**What the exercise asks:** Reproduce each of the lines word for word.
-------
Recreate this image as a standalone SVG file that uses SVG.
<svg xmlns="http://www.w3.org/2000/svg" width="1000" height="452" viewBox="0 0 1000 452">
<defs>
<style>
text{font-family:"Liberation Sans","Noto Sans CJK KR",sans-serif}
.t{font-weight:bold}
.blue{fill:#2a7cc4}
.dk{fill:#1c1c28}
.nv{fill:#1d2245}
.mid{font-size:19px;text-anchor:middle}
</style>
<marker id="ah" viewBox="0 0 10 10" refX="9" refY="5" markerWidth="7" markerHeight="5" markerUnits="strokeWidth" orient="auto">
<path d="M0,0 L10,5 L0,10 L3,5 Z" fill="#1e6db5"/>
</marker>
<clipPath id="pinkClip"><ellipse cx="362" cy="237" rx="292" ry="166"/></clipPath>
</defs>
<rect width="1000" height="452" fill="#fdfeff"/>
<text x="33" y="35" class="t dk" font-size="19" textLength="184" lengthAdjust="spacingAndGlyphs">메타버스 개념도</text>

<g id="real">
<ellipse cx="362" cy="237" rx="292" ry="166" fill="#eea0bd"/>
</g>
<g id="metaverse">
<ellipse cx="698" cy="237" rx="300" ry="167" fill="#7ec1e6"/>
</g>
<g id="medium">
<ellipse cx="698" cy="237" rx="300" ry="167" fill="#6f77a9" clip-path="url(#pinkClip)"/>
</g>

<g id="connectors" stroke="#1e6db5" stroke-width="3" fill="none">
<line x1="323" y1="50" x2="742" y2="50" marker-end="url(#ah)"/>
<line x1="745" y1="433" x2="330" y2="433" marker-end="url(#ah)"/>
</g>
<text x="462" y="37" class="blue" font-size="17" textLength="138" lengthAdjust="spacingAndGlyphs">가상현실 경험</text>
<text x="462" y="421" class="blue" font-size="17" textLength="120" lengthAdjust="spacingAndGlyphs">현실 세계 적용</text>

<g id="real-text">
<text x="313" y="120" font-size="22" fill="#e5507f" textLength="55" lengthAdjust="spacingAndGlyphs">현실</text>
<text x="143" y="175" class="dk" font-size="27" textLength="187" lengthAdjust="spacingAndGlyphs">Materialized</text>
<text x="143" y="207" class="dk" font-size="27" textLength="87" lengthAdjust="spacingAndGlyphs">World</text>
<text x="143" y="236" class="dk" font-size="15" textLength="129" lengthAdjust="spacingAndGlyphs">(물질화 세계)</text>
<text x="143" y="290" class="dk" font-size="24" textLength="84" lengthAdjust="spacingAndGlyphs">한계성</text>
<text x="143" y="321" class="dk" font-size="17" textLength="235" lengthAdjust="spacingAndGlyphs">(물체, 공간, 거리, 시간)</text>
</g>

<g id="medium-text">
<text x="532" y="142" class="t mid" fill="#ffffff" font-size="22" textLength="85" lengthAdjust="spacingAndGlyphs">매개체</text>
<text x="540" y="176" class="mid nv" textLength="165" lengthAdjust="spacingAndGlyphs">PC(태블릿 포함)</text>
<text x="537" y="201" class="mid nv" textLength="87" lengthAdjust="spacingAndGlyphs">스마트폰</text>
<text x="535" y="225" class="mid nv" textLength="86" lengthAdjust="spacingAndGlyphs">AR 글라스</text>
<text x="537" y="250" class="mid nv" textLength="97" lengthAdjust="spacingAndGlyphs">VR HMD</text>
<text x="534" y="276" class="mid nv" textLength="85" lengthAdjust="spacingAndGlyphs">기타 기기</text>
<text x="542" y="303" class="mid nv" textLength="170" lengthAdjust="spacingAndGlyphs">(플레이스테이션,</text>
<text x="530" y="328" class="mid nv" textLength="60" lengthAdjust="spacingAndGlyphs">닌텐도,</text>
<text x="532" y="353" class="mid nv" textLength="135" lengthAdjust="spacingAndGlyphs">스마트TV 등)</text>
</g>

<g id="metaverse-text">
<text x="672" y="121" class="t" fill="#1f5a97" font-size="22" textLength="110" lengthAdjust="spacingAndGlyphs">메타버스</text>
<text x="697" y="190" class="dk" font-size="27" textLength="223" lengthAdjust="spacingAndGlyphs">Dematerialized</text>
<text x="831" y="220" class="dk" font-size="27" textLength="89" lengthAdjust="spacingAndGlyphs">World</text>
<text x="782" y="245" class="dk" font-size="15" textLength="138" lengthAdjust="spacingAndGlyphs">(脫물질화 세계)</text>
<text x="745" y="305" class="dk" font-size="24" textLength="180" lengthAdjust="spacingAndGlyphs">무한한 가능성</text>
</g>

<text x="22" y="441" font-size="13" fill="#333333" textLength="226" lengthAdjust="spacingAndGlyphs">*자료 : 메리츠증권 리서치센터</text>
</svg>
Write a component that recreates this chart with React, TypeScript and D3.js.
-------
**Full output:**
Recreate this image as a standalone SVG file that uses SVG.
<svg xmlns="http://www.w3.org/2000/svg" width="1000" height="452" viewBox="0 0 1000 452">
<defs>
<style>
text{font-family:"Liberation Sans","Noto Sans CJK KR",sans-serif}
.t{font-weight:bold}
.blue{fill:#2a7cc4}
.dk{fill:#1c1c28}
.nv{fill:#1d2245}
.mid{font-size:19px;text-anchor:middle}
</style>
<marker id="ah" viewBox="0 0 10 10" refX="9" refY="5" markerWidth="7" markerHeight="5" markerUnits="strokeWidth" orient="auto">
<path d="M0,0 L10,5 L0,10 L3,5 Z" fill="#1e6db5"/>
</marker>
<clipPath id="pinkClip"><ellipse cx="362" cy="237" rx="292" ry="166"/></clipPath>
</defs>
<rect width="1000" height="452" fill="#fdfeff"/>
<text x="33" y="35" class="t dk" font-size="19" textLength="184" lengthAdjust="spacingAndGlyphs">메타버스 개념도</text>

<g id="real">
<ellipse cx="362" cy="237" rx="292" ry="166" fill="#eea0bd"/>
</g>
<g id="metaverse">
<ellipse cx="698" cy="237" rx="300" ry="167" fill="#7ec1e6"/>
</g>
<g id="medium">
<ellipse cx="698" cy="237" rx="300" ry="167" fill="#6f77a9" clip-path="url(#pinkClip)"/>
</g>

<g id="connectors" stroke="#1e6db5" stroke-width="3" fill="none">
<line x1="323" y1="50" x2="742" y2="50" marker-end="url(#ah)"/>
<line x1="745" y1="433" x2="330" y2="433" marker-end="url(#ah)"/>
</g>
<text x="462" y="37" class="blue" font-size="17" textLength="138" lengthAdjust="spacingAndGlyphs">가상현실 경험</text>
<text x="462" y="421" class="blue" font-size="17" textLength="120" lengthAdjust="spacingAndGlyphs">현실 세계 적용</text>

<g id="real-text">
<text x="313" y="120" font-size="22" fill="#e5507f" textLength="55" lengthAdjust="spacingAndGlyphs">현실</text>
<text x="143" y="175" class="dk" font-size="27" textLength="187" lengthAdjust="spacingAndGlyphs">Materialized</text>
<text x="143" y="207" class="dk" font-size="27" textLength="87" lengthAdjust="spacingAndGlyphs">World</text>
<text x="143" y="236" class="dk" font-size="15" textLength="129" lengthAdjust="spacingAndGlyphs">(물질화 세계)</text>
<text x="143" y="290" class="dk" font-size="24" textLength="84" lengthAdjust="spacingAndGlyphs">한계성</text>
<text x="143" y="321" class="dk" font-size="17" textLength="235" lengthAdjust="spacingAndGlyphs">(물체, 공간, 거리, 시간)</text>
</g>

<g id="medium-text">
<text x="532" y="142" class="t mid" fill="#ffffff" font-size="22" textLength="85" lengthAdjust="spacingAndGlyphs">매개체</text>
<text x="540" y="176" class="mid nv" textLength="165" lengthAdjust="spacingAndGlyphs">PC(태블릿 포함)</text>
<text x="537" y="201" class="mid nv" textLength="87" lengthAdjust="spacingAndGlyphs">스마트폰</text>
<text x="535" y="225" class="mid nv" textLength="86" lengthAdjust="spacingAndGlyphs">AR 글라스</text>
<text x="537" y="250" class="mid nv" textLength="97" lengthAdjust="spacingAndGlyphs">VR HMD</text>
<text x="534" y="276" class="mid nv" textLength="85" lengthAdjust="spacingAndGlyphs">기타 기기</text>
<text x="542" y="303" class="mid nv" textLength="170" lengthAdjust="spacingAndGlyphs">(플레이스테이션,</text>
<text x="530" y="328" class="mid nv" textLength="60" lengthAdjust="spacingAndGlyphs">닌텐도,</text>
<text x="532" y="353" class="mid nv" textLength="135" lengthAdjust="spacingAndGlyphs">스마트TV 등)</text>
</g>

<g id="metaverse-text">
<text x="672" y="121" class="t" fill="#1f5a97" font-size="22" textLength="110" lengthAdjust="spacingAndGlyphs">메타버스</text>
<text x="697" y="190" class="dk" font-size="27" textLength="223" lengthAdjust="spacingAndGlyphs">Dematerialized</text>
<text x="831" y="220" class="dk" font-size="27" textLength="89" lengthAdjust="spacingAndGlyphs">World</text>
<text x="782" y="245" class="dk" font-size="15" textLength="138" lengthAdjust="spacingAndGlyphs">(脫물질화 세계)</text>
<text x="745" y="305" class="dk" font-size="24" textLength="180" lengthAdjust="spacingAndGlyphs">무한한 가능성</text>
</g>

<text x="22" y="441" font-size="13" fill="#333333" textLength="226" lengthAdjust="spacingAndGlyphs">*자료 : 메리츠증권 리서치센터</text>
</svg>
Write a component that recreates this chart with React, TypeScript and D3.js.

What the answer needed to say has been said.